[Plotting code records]
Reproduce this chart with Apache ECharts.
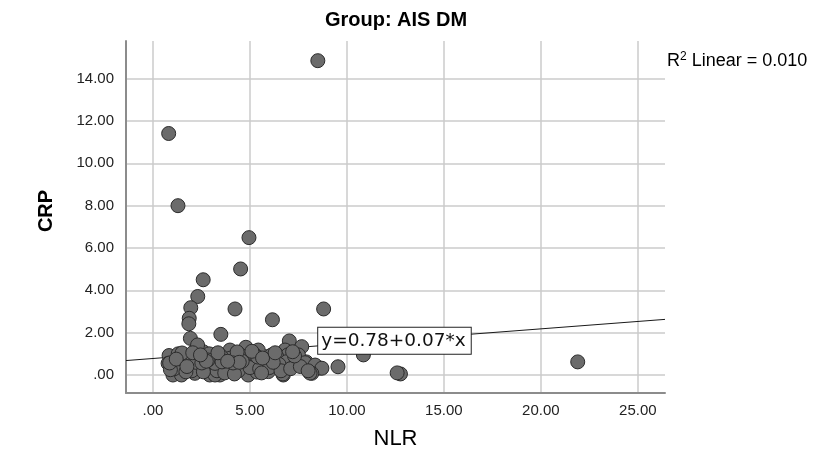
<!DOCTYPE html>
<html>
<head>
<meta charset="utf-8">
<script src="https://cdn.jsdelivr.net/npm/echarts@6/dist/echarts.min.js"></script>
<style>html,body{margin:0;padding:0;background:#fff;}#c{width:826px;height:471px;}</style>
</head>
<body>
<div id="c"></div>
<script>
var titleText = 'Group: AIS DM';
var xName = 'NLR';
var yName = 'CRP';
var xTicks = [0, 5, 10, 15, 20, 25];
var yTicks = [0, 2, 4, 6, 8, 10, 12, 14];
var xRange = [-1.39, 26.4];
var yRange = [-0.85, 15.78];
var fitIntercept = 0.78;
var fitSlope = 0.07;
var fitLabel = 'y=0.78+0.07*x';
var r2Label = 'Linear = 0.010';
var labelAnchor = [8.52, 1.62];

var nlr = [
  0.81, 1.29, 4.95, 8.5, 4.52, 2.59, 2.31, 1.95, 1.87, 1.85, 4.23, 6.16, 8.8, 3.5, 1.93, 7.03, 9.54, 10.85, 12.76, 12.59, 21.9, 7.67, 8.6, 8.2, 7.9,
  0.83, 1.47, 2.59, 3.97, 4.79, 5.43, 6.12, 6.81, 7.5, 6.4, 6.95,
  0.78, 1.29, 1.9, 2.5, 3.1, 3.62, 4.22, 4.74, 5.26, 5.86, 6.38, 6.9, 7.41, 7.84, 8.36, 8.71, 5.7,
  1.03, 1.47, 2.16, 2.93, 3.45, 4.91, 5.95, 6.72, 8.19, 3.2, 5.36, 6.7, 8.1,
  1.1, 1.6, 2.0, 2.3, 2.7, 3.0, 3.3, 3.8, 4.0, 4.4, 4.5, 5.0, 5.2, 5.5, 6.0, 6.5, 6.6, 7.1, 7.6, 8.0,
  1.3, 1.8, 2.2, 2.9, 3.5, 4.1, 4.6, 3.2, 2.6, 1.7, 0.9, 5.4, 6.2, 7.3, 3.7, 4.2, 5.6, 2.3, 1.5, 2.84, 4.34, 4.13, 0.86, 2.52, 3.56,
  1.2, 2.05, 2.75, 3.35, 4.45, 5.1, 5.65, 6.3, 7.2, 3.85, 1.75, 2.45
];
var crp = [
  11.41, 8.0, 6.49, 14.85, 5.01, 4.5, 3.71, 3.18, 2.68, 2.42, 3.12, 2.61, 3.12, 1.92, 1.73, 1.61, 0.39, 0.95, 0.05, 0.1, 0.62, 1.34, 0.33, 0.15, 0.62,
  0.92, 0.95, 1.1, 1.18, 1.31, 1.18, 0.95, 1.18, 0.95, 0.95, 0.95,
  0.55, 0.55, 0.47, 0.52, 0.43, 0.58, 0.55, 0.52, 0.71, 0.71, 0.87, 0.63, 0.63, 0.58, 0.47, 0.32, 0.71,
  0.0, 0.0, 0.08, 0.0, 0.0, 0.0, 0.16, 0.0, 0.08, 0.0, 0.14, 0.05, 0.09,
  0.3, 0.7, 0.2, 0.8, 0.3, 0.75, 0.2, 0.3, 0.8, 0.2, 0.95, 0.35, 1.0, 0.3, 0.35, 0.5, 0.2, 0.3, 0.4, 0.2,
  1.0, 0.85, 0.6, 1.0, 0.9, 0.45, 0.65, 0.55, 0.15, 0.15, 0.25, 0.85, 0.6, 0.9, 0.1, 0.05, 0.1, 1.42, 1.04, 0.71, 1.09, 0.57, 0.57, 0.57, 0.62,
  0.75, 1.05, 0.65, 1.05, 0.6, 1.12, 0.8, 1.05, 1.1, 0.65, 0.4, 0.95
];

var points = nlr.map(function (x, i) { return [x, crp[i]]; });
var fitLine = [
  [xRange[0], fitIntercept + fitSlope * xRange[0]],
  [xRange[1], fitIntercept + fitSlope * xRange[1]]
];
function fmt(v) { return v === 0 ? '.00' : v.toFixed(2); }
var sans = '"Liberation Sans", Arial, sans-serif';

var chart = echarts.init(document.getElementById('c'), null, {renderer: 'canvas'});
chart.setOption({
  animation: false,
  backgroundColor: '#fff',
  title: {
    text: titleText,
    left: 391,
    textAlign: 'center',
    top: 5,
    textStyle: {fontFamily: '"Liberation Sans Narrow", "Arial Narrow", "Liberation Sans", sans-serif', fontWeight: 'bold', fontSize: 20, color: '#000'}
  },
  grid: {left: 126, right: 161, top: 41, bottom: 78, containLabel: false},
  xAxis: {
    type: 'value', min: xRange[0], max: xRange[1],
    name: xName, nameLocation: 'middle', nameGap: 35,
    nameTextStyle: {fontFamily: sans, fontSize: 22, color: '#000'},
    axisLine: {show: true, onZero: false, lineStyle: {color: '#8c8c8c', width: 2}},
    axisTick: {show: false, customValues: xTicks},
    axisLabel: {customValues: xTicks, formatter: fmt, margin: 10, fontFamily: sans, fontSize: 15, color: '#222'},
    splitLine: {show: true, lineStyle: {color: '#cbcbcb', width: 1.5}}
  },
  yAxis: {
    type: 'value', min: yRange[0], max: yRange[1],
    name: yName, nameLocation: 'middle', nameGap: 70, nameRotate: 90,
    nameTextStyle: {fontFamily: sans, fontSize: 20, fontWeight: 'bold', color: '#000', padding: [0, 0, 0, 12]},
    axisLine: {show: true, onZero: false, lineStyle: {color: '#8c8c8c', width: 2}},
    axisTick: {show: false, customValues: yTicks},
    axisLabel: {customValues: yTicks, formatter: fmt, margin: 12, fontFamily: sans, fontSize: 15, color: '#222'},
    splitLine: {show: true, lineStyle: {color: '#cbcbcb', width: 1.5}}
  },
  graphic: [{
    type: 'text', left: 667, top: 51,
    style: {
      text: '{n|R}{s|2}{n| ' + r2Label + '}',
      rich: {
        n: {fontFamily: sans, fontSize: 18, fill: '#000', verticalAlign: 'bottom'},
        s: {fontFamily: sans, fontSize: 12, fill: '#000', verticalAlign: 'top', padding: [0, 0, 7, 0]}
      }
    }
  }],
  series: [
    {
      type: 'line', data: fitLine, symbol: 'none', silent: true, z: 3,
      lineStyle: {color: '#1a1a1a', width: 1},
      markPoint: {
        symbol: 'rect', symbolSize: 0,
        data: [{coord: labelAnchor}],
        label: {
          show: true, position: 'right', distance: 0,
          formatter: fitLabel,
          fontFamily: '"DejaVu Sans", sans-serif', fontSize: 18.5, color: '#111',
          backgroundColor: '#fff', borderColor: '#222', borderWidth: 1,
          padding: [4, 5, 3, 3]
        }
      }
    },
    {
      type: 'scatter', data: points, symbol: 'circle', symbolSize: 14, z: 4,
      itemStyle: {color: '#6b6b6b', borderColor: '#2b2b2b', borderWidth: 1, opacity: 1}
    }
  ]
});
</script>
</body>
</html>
==
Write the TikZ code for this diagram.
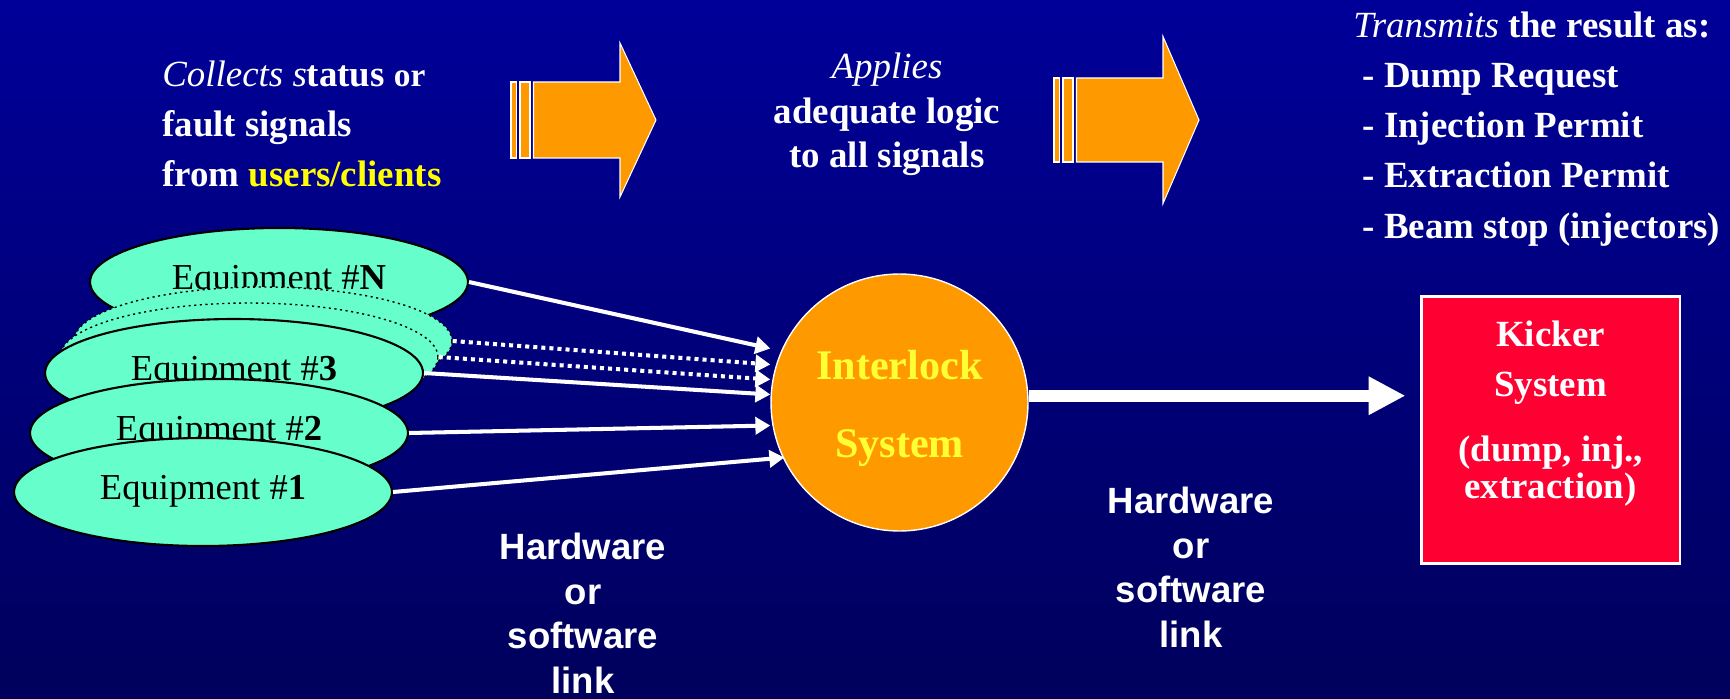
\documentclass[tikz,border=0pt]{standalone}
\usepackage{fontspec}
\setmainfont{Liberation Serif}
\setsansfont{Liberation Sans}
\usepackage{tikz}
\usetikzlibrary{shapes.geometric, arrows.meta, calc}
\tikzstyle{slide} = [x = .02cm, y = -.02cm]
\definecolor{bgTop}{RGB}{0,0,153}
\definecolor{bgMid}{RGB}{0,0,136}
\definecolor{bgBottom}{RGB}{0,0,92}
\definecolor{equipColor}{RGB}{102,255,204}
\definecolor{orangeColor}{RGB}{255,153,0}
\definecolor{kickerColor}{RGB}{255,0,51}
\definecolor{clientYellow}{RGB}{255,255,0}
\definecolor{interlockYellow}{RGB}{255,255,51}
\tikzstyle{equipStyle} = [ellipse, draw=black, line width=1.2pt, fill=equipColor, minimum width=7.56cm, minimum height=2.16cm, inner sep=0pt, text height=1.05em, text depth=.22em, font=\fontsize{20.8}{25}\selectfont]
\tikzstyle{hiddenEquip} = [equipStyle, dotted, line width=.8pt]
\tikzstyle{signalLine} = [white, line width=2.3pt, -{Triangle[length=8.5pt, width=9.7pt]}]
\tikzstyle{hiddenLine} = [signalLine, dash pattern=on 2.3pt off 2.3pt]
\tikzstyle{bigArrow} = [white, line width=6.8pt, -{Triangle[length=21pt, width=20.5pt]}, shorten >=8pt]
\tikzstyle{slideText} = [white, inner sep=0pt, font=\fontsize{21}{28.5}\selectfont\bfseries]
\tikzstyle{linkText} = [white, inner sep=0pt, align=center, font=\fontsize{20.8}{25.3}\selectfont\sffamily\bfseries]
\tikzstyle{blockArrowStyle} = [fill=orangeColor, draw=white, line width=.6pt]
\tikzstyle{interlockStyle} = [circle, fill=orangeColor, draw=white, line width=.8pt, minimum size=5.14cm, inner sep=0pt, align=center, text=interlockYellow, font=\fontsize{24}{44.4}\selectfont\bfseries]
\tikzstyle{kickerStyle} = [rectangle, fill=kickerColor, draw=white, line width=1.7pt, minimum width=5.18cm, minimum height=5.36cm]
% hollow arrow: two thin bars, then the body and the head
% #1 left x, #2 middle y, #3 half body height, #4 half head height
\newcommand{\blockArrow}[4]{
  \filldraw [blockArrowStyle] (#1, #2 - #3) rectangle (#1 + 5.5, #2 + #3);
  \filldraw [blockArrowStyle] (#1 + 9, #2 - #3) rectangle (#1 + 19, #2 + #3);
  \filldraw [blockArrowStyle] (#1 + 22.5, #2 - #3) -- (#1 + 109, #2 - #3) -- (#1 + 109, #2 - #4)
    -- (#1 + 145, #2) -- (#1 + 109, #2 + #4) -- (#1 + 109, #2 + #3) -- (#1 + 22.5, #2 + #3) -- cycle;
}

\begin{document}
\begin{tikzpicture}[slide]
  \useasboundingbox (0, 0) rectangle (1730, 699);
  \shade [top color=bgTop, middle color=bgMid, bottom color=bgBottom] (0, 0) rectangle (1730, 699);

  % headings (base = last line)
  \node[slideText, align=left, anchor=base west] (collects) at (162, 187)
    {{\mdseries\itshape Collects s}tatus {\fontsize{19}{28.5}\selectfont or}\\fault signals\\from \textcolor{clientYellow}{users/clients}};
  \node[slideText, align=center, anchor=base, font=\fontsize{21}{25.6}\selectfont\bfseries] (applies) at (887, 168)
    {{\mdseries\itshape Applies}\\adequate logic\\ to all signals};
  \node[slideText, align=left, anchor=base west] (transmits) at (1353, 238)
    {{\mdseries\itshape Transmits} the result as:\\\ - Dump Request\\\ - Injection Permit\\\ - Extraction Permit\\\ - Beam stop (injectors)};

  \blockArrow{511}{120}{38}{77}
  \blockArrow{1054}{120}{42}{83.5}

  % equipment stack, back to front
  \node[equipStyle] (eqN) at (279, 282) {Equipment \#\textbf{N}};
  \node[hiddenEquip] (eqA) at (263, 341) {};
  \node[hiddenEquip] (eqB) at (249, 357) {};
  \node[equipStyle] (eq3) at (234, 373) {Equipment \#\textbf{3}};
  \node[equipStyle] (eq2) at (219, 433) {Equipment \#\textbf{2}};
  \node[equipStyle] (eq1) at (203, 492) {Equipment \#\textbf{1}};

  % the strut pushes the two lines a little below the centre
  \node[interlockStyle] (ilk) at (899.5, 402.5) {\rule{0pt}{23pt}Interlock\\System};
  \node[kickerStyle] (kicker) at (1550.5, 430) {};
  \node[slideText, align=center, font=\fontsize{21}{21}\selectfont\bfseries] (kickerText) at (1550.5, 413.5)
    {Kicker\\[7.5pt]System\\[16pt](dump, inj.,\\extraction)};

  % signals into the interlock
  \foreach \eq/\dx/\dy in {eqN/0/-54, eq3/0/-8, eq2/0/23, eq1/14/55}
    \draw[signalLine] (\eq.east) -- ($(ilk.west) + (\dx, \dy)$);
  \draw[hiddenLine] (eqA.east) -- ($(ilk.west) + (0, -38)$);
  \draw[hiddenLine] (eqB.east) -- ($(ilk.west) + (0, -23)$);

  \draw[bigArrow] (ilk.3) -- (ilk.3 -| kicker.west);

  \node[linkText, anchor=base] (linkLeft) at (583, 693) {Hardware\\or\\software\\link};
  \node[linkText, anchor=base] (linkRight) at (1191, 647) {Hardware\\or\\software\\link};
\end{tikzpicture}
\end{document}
--
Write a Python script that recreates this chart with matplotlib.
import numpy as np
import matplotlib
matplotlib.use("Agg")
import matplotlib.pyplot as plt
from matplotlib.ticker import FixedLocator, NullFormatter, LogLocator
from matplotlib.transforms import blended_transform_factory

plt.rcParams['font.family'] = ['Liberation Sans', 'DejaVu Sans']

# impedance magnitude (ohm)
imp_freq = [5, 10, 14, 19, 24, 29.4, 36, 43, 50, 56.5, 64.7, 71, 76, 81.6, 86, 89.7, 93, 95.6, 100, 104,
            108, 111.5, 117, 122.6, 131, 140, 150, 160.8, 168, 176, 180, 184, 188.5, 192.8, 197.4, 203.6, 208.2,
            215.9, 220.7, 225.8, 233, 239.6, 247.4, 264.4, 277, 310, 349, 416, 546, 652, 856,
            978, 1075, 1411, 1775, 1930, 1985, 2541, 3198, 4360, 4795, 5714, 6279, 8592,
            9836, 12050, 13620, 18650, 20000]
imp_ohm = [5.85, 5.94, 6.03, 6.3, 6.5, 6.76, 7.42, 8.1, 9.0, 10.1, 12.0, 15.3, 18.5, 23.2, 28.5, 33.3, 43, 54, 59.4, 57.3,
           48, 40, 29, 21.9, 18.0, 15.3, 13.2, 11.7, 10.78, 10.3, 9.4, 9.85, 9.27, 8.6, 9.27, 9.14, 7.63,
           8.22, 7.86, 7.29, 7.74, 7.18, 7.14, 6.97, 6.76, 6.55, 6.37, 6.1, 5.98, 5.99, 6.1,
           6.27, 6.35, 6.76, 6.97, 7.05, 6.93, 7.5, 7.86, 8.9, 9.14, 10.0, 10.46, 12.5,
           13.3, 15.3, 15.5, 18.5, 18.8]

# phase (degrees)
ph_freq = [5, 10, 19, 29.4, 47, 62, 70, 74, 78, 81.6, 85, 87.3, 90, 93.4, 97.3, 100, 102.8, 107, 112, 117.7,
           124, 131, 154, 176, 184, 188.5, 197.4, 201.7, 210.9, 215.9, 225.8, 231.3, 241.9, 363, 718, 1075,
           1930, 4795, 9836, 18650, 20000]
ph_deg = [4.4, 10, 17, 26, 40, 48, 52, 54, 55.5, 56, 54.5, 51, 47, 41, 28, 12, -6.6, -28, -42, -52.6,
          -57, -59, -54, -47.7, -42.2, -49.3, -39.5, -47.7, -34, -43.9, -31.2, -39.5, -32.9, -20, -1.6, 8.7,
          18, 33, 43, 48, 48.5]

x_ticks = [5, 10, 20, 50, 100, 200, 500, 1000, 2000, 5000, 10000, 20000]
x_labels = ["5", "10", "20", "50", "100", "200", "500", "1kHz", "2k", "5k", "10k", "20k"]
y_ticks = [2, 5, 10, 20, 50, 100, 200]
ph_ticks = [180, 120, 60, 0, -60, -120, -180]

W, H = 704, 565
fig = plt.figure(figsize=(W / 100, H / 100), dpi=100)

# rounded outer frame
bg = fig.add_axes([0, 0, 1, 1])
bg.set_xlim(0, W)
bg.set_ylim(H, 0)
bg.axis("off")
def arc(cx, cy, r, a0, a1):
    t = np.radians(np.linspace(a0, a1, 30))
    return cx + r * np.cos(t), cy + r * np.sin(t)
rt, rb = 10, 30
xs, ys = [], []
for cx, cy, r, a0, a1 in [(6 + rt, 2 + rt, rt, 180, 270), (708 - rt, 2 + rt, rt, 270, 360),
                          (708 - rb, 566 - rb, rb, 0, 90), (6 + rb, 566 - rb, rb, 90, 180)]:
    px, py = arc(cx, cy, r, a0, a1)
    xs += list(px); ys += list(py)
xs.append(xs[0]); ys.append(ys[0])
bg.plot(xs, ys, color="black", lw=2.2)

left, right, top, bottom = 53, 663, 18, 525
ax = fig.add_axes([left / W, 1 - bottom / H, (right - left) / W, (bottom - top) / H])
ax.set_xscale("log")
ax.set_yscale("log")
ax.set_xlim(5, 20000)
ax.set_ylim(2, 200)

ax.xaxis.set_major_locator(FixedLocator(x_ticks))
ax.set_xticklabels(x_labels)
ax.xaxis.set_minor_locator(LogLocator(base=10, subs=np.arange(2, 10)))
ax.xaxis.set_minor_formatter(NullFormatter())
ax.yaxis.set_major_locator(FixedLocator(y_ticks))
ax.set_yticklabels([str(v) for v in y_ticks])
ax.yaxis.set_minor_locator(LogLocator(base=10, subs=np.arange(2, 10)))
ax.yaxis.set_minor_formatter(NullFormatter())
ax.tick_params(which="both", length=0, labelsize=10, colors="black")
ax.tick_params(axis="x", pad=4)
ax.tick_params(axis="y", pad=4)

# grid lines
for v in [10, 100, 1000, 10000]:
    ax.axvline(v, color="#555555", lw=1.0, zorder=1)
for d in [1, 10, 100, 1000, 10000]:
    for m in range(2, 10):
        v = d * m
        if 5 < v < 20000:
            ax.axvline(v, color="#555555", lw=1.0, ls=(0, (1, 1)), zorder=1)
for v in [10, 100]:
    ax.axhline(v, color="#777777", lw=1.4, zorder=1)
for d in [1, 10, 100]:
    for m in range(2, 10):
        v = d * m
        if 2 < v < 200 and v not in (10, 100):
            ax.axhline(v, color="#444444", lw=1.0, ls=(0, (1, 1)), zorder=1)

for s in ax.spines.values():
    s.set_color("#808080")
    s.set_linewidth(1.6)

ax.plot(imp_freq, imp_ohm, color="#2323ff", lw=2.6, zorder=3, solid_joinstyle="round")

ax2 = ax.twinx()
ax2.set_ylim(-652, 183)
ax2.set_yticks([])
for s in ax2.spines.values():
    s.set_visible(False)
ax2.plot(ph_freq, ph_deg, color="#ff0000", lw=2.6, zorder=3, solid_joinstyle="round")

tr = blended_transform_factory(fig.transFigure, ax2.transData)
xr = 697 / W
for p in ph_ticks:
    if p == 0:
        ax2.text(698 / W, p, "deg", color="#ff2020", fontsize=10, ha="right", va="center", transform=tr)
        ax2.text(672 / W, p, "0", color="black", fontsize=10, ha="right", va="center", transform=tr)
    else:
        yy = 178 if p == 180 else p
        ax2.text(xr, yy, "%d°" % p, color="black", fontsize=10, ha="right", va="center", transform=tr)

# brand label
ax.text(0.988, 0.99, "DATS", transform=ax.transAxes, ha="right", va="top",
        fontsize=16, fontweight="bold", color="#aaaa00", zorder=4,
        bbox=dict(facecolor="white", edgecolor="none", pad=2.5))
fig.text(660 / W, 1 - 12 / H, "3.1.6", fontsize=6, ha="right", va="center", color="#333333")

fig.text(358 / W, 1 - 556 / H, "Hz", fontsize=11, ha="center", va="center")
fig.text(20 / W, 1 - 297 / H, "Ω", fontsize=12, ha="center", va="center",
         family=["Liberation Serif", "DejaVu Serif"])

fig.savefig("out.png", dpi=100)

Given task »
Look above for the line with "Reproduce this chart with Apache ECharts."; quote it and every line after it, stopping after the line with "var labelAnchor = [8.52, 1.62];", exactly, with nothing added and without pictures.

Task answer »
Reproduce this chart with Apache ECharts.
<!DOCTYPE html>
<html>
<head>
<meta charset="utf-8">
<script src="https://cdn.jsdelivr.net/npm/echarts@6/dist/echarts.min.js"></script>
<style>html,body{margin:0;padding:0;background:#fff;}#c{width:826px;height:471px;}</style>
</head>
<body>
<div id="c"></div>
<script>
var titleText = 'Group: AIS DM';
var xName = 'NLR';
var yName = 'CRP';
var xTicks = [0, 5, 10, 15, 20, 25];
var yTicks = [0, 2, 4, 6, 8, 10, 12, 14];
var xRange = [-1.39, 26.4];
var yRange = [-0.85, 15.78];
var fitIntercept = 0.78;
var fitSlope = 0.07;
var fitLabel = 'y=0.78+0.07*x';
var r2Label = 'Linear = 0.010';
var labelAnchor = [8.52, 1.62];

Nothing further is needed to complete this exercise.